What is BSON in MongoDB? Explained with examples

Updated: February 2, 2024 By: Guest Contributor Post a comment

Introduction

Before delving into MongoDB, a popular NoSQL database, it is essential to understand the data format it uses. BSON, which stands for Binary JSON, is a binary-encoded serialization of JSON-like documents. MongoDB uses BSON because it allows for fast data access — it’s lightweight, traversable, and efficient. In this tutorial, we’ll explore what BSON is and how you can use it with MongoDB, including multiple code examples that range from basic to advanced.

Understanding JSON vs. BSON

JSON, which stands for JavaScript Object Notation, is a lightweight data interchange format that’s easy to read and write for humans and easy to parse and generate for computers. BSON, on the other hand, is a binary version of JSON. It contains extensions that allow representation of data types that are not part of the JSON spec, such as date and binary data.

Why Use BSON?

BSON is used for storing and accessing documents within MongoDB. It adds support for additional data types and is optimized for speed, space, and flexibility. BSON documents also maintain their order and allow MongoDB to be schema-less or to have a flexible and dynamic schema.

BSON Basics

Each BSON document is stored as a binary representation of a set of key-value pairs. Below is an example of a basic document:

{
  "hello": "world"
}

The above JSON document translated to BSON would be stored in a binary format that includes length prefixes and type information.

Interacting with BSON

In MongoDB, you interact with BSON via various shell commands or drivers in different programming languages. For instance, when you insert data using the MongoDB shell:

db.collection.insert({
  "name": "John Doe",
  "age": 30,
  "isActive": true
});

This data is automatically converted to BSON before being stored in the database.

Advanced BSON Usage

Using BSON Data Types

MongoDB supports many BSON data types like ObjectId, Date, and Binary. Here is an example of how you can use these:

db.collection.insert({
  "_id": new ObjectId(),
  "eventTime": new Date(),
  "photo": BinData(0, "12345")
});

The above example shows an ObjectId, which is a unique identifier for documents. The Date type stores information about date and time, and BinData is used for storing binary data.

Querying BSON Documents

You can also query BSON documents in MongoDB by using different query operators. Here’s a basic example:

db.collection.find({
  "age": { $gt: 20 }
});

This will return all documents where the ‘age’ field is greater than 20.

Performing Aggregations

Aggregation in MongoDB is used to process data records and return computed results. The aggregation framework makes use of BSON documents extensively. Here’s a simple aggregation example:

db.collection.aggregate([
  { $match : { "isActive" : true } },
  { $group : { _id : "$age", total : { $sum : 1 } } }
]);

This pipeline will match documents where ‘isActive’ is true and then group them by ‘age’ to return counts of active users for each age group.

Indexing BSON Documents

Indexes are crucial for improving the performance of queries in MongoDB. Indexes themselves are stored as BSON documents and can be created using:

db.collection.createIndex({ "name": 1 });

The above code will create an ascending index on the ‘name’ field of your documents.

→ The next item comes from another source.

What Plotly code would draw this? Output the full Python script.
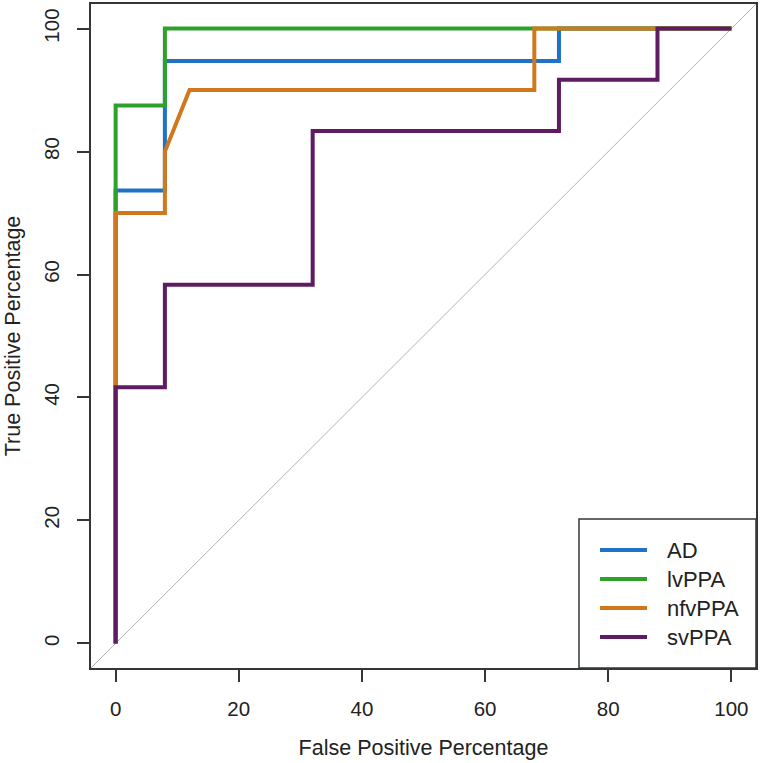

Working with Large Data Sets

MongoDB is often used for large data sets. The BSON format allows efficient storage and retrieval of large volumes of data. By making use of BSON’s structure and indexing capabilities, you can optimize performance even with large datasets.

Conclusion

In conclusion, BSON is at the heart of MongoDB’s data manipulation operations. It provides a binary representation of JSON-like documents, adds support for additional data types, and optimizes both speed and flexibility in database operations. Understanding BSON is crucial for any developer or database administrator working with MongoDB. Through this tutorial, we have seen that working with BSON is straightforward and similar to working with JSON, but with the added benefits that come from its binary nature.